What a Go Engineer Learns Building Their First Real Python Service

By Codcompass Team·2026-06-01·10 min read

Architecting High-Reliability Async Services in Python: A Production-Grade Blueprint

Current Situation Analysis

Building backend services that guarantee exactly-once execution, handle transient failures gracefully, and expose actionable telemetry is a baseline requirement for modern distributed systems. Yet, teams frequently treat these requirements as afterthoughts, layering retry logic, dead-letter queues, and observability hooks onto fragile foundations. The industry pain point isn't a lack of libraries; it's a structural misunderstanding of where reliability guarantees should live.

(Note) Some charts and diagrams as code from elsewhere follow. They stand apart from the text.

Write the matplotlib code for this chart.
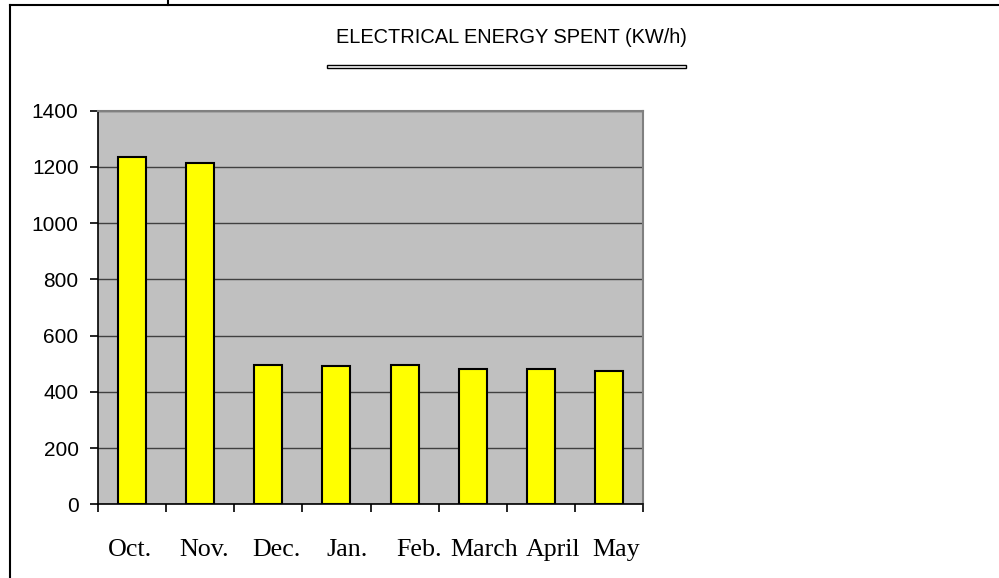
import matplotlib
matplotlib.use("Agg")
import matplotlib.pyplot as plt
import matplotlib.transforms as mtransforms
from matplotlib.lines import Line2D
from matplotlib.patches import Rectangle
import numpy as np

months = ["Oct.", "Nov.", "Dec.", "Jan.", "Feb.", "March", "April", "May"]
energy = [1235, 1212, 495, 490, 495, 482, 482, 475]
yticks = [0, 200, 400, 600, 800, 1000, 1200, 1400]
title = "ELECTRICAL ENERGY SPENT (KW/h)"

# horizontal nudges of the month labels (pixels), as rendered in the reference
label_dx = [-2, 4, 8, 11, 15, 11, 12, 7]

W, H = 999, 578
fig = plt.figure(figsize=(W / 100, H / 100), dpi=100)
fig.patch.set_facecolor("white")

def fx(px):
    return px / W

def fy(py):
    return 1 - py / H

ax = fig.add_axes([fx(98), fy(504.3), fx(643) - fx(98), fy(110.5) - fy(504.3)])
ax.set_facecolor("#C0C0C0")

x = np.arange(len(months))
ax.bar(x, energy, width=0.41, color="#FFFF00", edgecolor="black", linewidth=1.5, zorder=3)

ax.set_xlim(-0.5, len(months) - 0.5)
ax.set_ylim(0, 1400)
ax.set_yticks(yticks)
ax.set_yticklabels([str(v) for v in yticks], fontfamily="Liberation Sans", fontsize=15)
ax.yaxis.grid(True, color="#404040", linewidth=1.0, zorder=1)
ax.set_axisbelow(True)

ax.set_xticks(x)
ax.set_xticklabels(months, fontfamily="Liberation Serif", fontsize=18.7)
ax.set_xticks(np.arange(-0.5, len(months), 1.0), minor=True)
ax.tick_params(axis="x", which="major", length=0, pad=25)
ax.tick_params(axis="x", which="minor", length=6, width=1.2, direction="out", color="black")
ax.tick_params(axis="y", length=6, width=1.2, direction="out", pad=8, color="black")

for lbl, dx in zip(ax.get_xticklabels(), label_dx):
    lbl.set_transform(lbl.get_transform() +
                      mtransforms.ScaledTranslation(dx / 100, 0, fig.dpi_scale_trans))

for side in ["top", "right"]:
    ax.spines[side].set_color("#808080")
    ax.spines[side].set_linewidth(1.5)
for side in ["left", "bottom"]:
    ax.spines[side].set_color("black")
    ax.spines[side].set_linewidth(1.2)

# Title and underline
fig.text(fx(511), fy(42.7), title, ha="center", va="baseline",
         fontfamily="Liberation Sans", fontsize=14.4, color="black")
fig.patches.append(Rectangle((fx(327), fy(67.5)), fx(686) - fx(327), fy(64.5) - fy(67.5),
                             transform=fig.transFigure, facecolor="white",
                             edgecolor="black", linewidth=1.0))

# Outer frame lines
fig.lines.append(Line2D([fx(10), fx(999)], [fy(5), fy(5)], transform=fig.transFigure,
                        color="black", linewidth=1.5))
fig.lines.append(Line2D([fx(10), fx(10)], [fy(5), fy(578)], transform=fig.transFigure,
                        color="black", linewidth=1.5))
fig.lines.append(Line2D([fx(168), fx(168)], [fy(0), fy(5)], transform=fig.transFigure,
                        color="black", linewidth=1.5))

fig.savefig("out.png", dpi=100, facecolor="white")
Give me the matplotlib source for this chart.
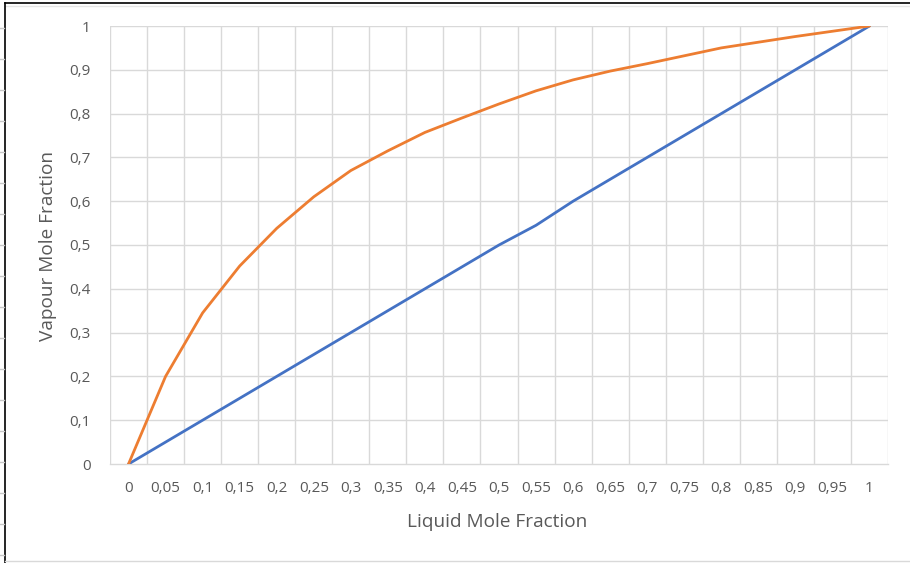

Many engineering teams assume that interpreted languages inherently lack the rigor required for financial-grade or high-throughput workloads. This bias leads to two common failures: over-engineering application-level safeguards that duplicate database capabilities, or under-provisioning runtime resources because interpreter overhead is mistakenly blamed for latency spikes. The reality is that reliability is an architectural property, not a language feature. Database constraints, connection pool topology, and cooperative scheduling models dictate system behavior far more than syntax choices.

Data from production load tests consistently shows that connection pool contention dominates latency tails. In a controlled benchmark processing idempotent HTTP requests, a pool size of 10 under 50 concurrent connections resulted in a p99 latency of 228ms, with throughput capping at approximately 590 requests per second. The bottleneck was not the runtime interpreter; it was the database adapter waiting for available connections. This pattern repeats across ecosystems. When teams align pool sizing with concurrency expectations, or introduce a proxy like PgBouncer, latency normalizes regardless of the application language. The misconception that Python "can't handle concurrency" stems from misconfigured resource boundaries, not inherent runtime limitations.

Modern Python toolchains have also closed the safety gap traditionally associated with compiled languages. Strict static analysis, runtime validation, and automated migration diffing now provide compile-time equivalent guarantees, provided they are enforced at the CI boundary rather than treated as optional developer conveniences.

WOW Moment: Key Findings

The following comparison isolates architectural decisions from language syntax. It demonstrates how identical reliability patterns manifest across two different runtime ecosystems when implemented with production discipline.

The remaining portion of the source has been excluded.